What Dictators Don't Seem To Get

The news from Iran is getting grim by the moment. The deep division in the Iranian Regime is now in the open. I am optimistic that we are seeing the beginning of the end of the Iranian Regime, and its power will prove to be fictitious like that of other dictatorial regimes of the past. An iconic figure - Neda - has emerged in her death, an young lady shot by the hired assassins of the state, and hopefully the amateur images of her dying moments will stir an otherwise indifferent world into action.

The lesson that the world's dictators don't seem to get is that technology has moved forward and the usual methods of gagging - banning the journalists, stopping the newscasts - are no longer good enough. As Iran continues to dominate Twitter and the blogs, and as the street videos shot on mobile phone keep leaking out on the Internet, the evil men of Myanmar will surely call the Iranian Elite to offer an word of advise - we told you to keep Internet out!

We have seen this before, and it is being proved again now - that technology shapes our politics more deeply than ever. One can possibly argue that the modern democracy owes much to the broadcast media, the newspapers primarily. It is well acknowledged that the TV changed democracy permanently, and the advent of JFK, the undoing of Nixon, the rise of Reagan and Clinton, and to the modern day, David Cameron, has a lot to do with how TV shapes democracy. But it is not yet acknowledged how deeply Internet is changing our societies and polities. Indeed, I have read the curious trash of 'The Cult of the Amateur', who argued that the Internet is destroying the traditional media and therefore news gathering and analysis. I just hope that Andrew Keen is in audience when this Iranian crisis is playing out, when the dictators have effectively blocked the traditional media, but melting away in the face of mobile phone cameras, tweets and blog posts.

The dictators will never get it, and so would not all the 'broadcast' politicians. Barack Obama's inaction in the Iranian crisis is baffling. He seems to think that making a statement will allow the Iranian authorities to see the American hand in this crisis and crack down. As if they don't seem to see it already and are handling their demonstrators with kid gloves. It is a shame that while people are being killed, the global guardians of democracy will stand by and watch silently. In fact, one is bound to suspect that the silence of the American Administration comes at the behest of its Middle Eastern allies, dictators themselves, who would love to see the Iranian regime fold, but are deeply fearful of the street protests themselves.

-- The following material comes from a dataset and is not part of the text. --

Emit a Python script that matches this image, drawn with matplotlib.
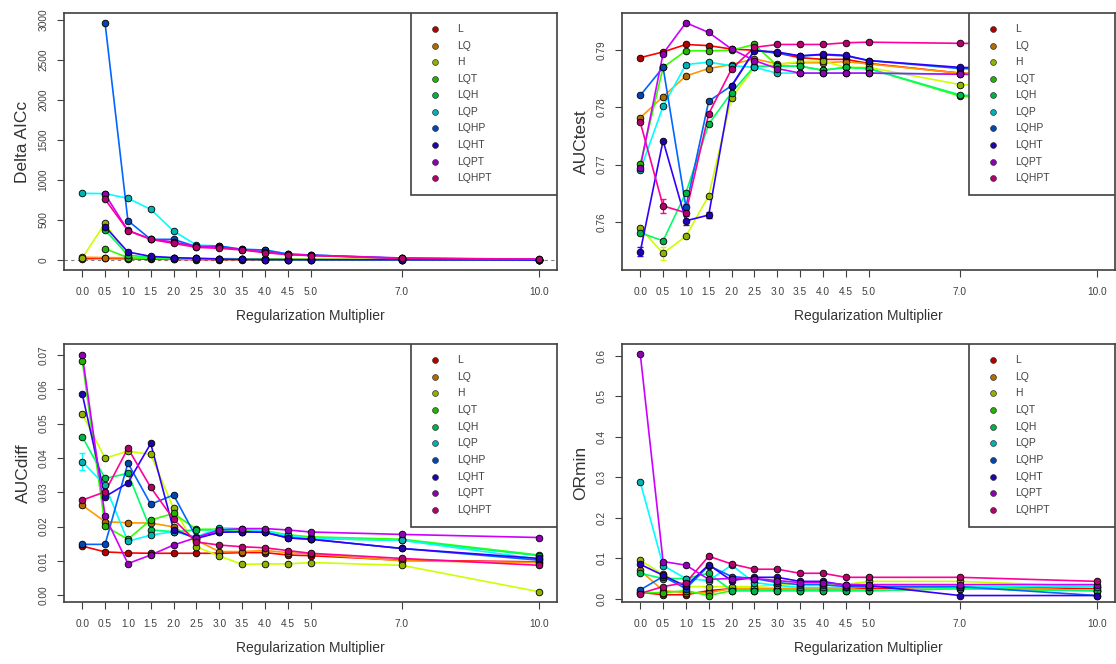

India, as usual, has nothing to say. Indian Government projects itself as the great and the good at home, but it is uncertain and unprincipled when it comes to standing up for anything. So are China and Russia, which are clearly on the wrong side in every struggle for democracy and will do everything to keep the Iranian regime. But, I think, all of them are making the same mistake - they underestimate the power of the crowd united by technology. They don't seem to get it, as the ruling class, all over the world, believe in controlling the information. This may have been a modernist thinking by itself and one can trace its roots to Alvin Toffler's theories about centrality of information in the modern governance and foreign policy, but none of that will prepare a new President or a Prime Minister for an age when street videos and expense claims can be posted on the Internet in a matter of minutes.

The other thing the Iranian Regime completely missed out on is women. In their zeal, they wrote them off completely. In Iran, the women are still half the worth of men, but the Ayatollahs clearly did not realize that the women are some times smarter, more determined and stronger than men. Women, as we hear, are leading the protests, and that can not be a good sign for any of those Arab despots and their friends in the west.

Of course, we will now see a brutal crackdown in Iran. The regime is mortally wounded, and now it will come back with its revolutionary guards and all the works. There will be massacre on the streets, which we will have to see on grainy videos. Egged by its past-sell-by date Arab friends and the Chinese and the Russian bully-boys, Britain and America and all the other states will stand by and let it happen. But, then, the wheel of history has now turned and this will only buy some time for the dictators in Iran. This is the third thing - after technology and women - that is against them : time. They have already shown they are weak, dithering, vulnerable and good to go. They will soon be over, in palace intrigues and internecine feuds.

The dictators don't seem to get this. Dictators all around the world - in Egypt, Myanmar, Saudi Arabia, North Korea, China, Zimbabwe, and in various other African states - will soon have to bow out to the power of crowd, empowered by the people to people connection and shared ideas. The change has only accelerated by the onset of global recession and the destruction of the cosy collaboration between the rich and the powerful. And, if the leaders of the democratic world don't wake up soon and do their bit, they would commit a monumental blunder and miss one window of opportunity they had to restore sanity, human respect and democracy at the heart of the world's most troubled region - and they will have to live with its consequences forever.